## AIM OF THE EXERCISE
From the listing below, output the lines between the one with "Recreate this image" and the one with "80, 90, 100]", including those two, and nothing else. Pictures are not copied.

[BEGIN MATERIAL SHOWN]

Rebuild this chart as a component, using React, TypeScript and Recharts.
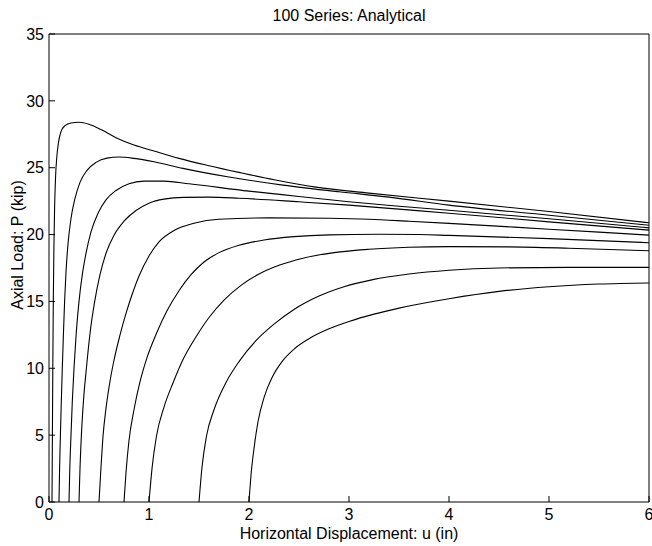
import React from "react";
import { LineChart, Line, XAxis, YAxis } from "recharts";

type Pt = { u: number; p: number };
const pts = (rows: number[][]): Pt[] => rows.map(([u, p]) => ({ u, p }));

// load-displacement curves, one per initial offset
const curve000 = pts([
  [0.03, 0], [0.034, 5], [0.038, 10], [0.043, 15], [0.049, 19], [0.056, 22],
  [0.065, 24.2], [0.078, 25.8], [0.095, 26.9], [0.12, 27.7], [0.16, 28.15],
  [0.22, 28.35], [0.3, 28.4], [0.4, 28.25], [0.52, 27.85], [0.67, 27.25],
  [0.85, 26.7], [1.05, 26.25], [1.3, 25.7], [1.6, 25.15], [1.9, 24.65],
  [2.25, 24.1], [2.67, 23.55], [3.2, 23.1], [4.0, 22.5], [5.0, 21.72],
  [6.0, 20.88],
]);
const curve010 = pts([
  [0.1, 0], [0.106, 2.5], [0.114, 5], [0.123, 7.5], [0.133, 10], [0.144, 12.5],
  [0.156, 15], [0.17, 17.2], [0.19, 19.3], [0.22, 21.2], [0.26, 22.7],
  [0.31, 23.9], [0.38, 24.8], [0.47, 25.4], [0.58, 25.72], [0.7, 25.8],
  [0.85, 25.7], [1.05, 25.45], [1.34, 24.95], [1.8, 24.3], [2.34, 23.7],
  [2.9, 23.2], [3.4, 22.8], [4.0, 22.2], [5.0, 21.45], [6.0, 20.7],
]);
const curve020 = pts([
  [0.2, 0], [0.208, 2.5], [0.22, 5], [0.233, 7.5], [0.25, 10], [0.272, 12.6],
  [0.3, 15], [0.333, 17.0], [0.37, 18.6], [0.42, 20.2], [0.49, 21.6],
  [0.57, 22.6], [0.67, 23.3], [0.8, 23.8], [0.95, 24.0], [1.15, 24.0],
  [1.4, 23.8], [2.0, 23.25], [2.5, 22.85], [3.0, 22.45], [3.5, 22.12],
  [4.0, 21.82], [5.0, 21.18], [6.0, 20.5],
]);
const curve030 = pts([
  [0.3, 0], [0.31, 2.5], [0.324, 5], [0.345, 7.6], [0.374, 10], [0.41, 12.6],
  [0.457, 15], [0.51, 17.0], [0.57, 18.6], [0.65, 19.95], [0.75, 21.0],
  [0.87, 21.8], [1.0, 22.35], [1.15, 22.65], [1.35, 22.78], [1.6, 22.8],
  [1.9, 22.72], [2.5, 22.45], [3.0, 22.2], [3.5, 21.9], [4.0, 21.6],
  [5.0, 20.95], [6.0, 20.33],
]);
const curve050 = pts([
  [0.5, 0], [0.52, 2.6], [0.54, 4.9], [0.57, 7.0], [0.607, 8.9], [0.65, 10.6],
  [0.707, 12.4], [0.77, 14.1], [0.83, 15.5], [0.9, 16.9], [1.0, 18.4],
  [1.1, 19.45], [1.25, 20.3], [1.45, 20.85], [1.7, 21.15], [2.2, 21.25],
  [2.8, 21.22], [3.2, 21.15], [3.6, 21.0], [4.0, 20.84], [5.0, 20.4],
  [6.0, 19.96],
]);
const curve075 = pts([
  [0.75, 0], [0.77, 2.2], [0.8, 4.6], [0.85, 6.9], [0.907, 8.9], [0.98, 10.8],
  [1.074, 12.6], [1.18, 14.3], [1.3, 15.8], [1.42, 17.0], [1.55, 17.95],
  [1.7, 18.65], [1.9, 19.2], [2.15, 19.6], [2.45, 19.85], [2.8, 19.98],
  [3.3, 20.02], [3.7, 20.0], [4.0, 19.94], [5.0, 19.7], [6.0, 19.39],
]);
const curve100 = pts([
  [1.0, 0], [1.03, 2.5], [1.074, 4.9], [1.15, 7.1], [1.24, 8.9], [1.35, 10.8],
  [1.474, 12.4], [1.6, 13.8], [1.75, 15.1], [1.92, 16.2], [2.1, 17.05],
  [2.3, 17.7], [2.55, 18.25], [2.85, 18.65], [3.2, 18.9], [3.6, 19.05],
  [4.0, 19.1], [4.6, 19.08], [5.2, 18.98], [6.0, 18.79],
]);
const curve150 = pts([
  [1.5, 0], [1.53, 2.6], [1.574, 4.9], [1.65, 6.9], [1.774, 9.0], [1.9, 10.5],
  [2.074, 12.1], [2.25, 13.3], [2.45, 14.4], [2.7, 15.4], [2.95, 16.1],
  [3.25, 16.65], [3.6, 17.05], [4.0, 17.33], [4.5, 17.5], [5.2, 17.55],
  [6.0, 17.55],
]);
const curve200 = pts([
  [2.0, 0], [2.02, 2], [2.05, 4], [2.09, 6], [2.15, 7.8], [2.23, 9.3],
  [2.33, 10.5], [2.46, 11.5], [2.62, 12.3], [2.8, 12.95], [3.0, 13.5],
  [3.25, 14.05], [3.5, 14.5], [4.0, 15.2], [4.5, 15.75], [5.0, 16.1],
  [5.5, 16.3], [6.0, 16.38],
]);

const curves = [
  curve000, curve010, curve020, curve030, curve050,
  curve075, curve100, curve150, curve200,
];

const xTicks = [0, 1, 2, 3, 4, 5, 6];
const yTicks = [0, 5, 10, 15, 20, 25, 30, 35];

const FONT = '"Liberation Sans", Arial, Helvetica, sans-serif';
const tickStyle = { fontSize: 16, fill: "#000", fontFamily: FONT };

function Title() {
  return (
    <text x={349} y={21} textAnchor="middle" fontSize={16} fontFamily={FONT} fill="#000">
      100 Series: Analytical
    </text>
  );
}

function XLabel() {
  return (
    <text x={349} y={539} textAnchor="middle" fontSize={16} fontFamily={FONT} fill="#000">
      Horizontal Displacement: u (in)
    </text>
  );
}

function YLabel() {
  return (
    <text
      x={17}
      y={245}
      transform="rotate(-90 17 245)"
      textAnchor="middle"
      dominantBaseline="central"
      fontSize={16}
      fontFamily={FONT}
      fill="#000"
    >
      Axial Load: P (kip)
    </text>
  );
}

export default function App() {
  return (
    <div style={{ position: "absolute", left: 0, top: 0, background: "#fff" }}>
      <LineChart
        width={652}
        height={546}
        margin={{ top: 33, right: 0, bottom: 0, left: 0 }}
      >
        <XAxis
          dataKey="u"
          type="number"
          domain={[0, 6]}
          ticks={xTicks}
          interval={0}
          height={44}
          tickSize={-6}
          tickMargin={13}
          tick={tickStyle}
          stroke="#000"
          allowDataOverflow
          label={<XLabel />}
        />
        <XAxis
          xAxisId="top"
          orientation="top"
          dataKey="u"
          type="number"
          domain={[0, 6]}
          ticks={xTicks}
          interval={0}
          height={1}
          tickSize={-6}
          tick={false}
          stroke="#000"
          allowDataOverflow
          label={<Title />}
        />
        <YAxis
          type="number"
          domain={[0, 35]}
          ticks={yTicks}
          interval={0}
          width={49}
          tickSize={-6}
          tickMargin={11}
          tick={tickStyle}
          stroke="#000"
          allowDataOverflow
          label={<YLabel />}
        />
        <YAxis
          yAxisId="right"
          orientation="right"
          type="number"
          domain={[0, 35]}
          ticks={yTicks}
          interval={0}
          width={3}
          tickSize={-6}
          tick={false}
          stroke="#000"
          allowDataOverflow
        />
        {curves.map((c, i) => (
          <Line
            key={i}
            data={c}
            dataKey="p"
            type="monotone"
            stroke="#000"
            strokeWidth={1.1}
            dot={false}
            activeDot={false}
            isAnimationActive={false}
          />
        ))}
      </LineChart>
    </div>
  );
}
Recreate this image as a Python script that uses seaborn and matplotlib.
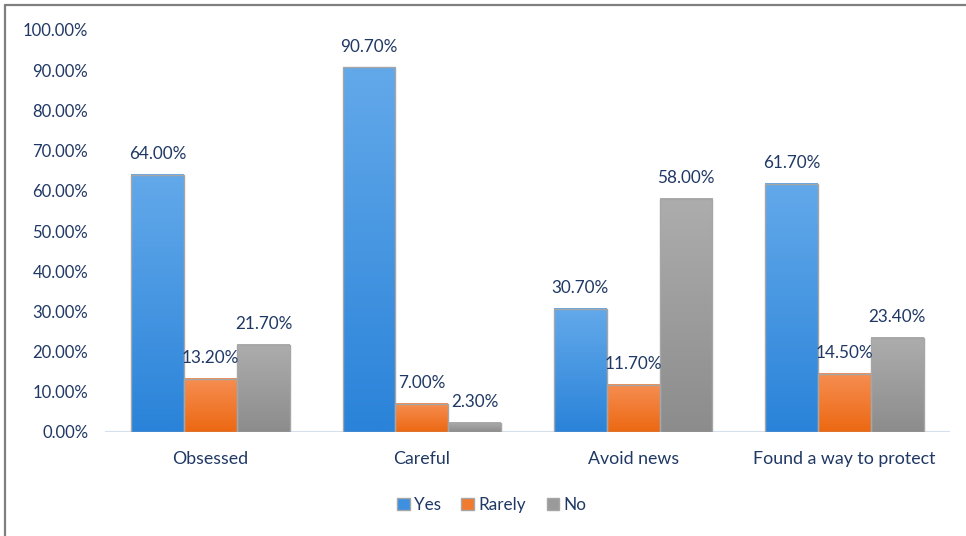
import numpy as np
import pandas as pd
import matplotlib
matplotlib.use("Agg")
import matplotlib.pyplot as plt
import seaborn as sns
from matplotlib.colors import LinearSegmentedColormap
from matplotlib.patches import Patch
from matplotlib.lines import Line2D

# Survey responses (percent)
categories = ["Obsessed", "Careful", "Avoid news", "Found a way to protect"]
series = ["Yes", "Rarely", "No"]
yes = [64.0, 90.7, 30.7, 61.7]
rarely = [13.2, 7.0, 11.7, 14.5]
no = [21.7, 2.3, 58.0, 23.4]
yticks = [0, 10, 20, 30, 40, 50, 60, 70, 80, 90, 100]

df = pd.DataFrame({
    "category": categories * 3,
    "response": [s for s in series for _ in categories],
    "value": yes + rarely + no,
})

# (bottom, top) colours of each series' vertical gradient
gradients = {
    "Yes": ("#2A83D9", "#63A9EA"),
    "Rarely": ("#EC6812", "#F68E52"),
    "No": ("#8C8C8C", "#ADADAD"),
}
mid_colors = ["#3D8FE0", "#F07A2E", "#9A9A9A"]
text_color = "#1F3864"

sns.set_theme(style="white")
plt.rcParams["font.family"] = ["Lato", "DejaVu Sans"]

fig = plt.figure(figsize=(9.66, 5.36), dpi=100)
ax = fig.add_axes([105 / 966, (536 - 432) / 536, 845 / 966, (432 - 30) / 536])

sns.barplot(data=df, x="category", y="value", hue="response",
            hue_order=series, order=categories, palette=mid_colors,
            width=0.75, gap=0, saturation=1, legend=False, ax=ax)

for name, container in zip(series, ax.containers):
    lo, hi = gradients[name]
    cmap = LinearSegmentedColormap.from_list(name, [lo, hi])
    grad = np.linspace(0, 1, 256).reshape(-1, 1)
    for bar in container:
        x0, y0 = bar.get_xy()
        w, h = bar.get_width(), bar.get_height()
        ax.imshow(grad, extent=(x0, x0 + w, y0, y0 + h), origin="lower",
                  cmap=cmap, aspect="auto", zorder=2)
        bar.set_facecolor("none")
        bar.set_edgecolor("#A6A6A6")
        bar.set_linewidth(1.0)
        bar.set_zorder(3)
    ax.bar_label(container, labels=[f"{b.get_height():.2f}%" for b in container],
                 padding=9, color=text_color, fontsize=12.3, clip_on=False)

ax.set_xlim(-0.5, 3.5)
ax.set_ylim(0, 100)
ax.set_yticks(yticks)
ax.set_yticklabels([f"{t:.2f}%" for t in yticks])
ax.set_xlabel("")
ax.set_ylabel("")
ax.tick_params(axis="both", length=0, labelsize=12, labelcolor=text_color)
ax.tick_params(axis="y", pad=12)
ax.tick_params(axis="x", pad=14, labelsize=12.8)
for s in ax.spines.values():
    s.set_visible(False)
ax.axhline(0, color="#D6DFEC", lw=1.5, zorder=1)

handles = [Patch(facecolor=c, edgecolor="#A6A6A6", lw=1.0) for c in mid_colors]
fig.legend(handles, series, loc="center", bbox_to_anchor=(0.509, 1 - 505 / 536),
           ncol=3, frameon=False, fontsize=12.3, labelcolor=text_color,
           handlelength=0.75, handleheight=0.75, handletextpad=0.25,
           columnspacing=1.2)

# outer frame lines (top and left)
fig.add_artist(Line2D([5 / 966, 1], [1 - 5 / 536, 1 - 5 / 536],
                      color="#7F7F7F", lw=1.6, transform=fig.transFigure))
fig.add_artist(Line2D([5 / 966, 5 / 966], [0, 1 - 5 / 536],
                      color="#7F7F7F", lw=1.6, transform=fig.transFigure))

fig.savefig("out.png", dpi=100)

[END MATERIAL SHOWN]

## SOLVED EXERCISE
Recreate this image as a Python script that uses seaborn and matplotlib.
import numpy as np
import pandas as pd
import matplotlib
matplotlib.use("Agg")
import matplotlib.pyplot as plt
import seaborn as sns
from matplotlib.colors import LinearSegmentedColormap
from matplotlib.patches import Patch
from matplotlib.lines import Line2D

# Survey responses (percent)
categories = ["Obsessed", "Careful", "Avoid news", "Found a way to protect"]
series = ["Yes", "Rarely", "No"]
yes = [64.0, 90.7, 30.7, 61.7]
rarely = [13.2, 7.0, 11.7, 14.5]
no = [21.7, 2.3, 58.0, 23.4]
yticks = [0, 10, 20, 30, 40, 50, 60, 70, 80, 90, 100]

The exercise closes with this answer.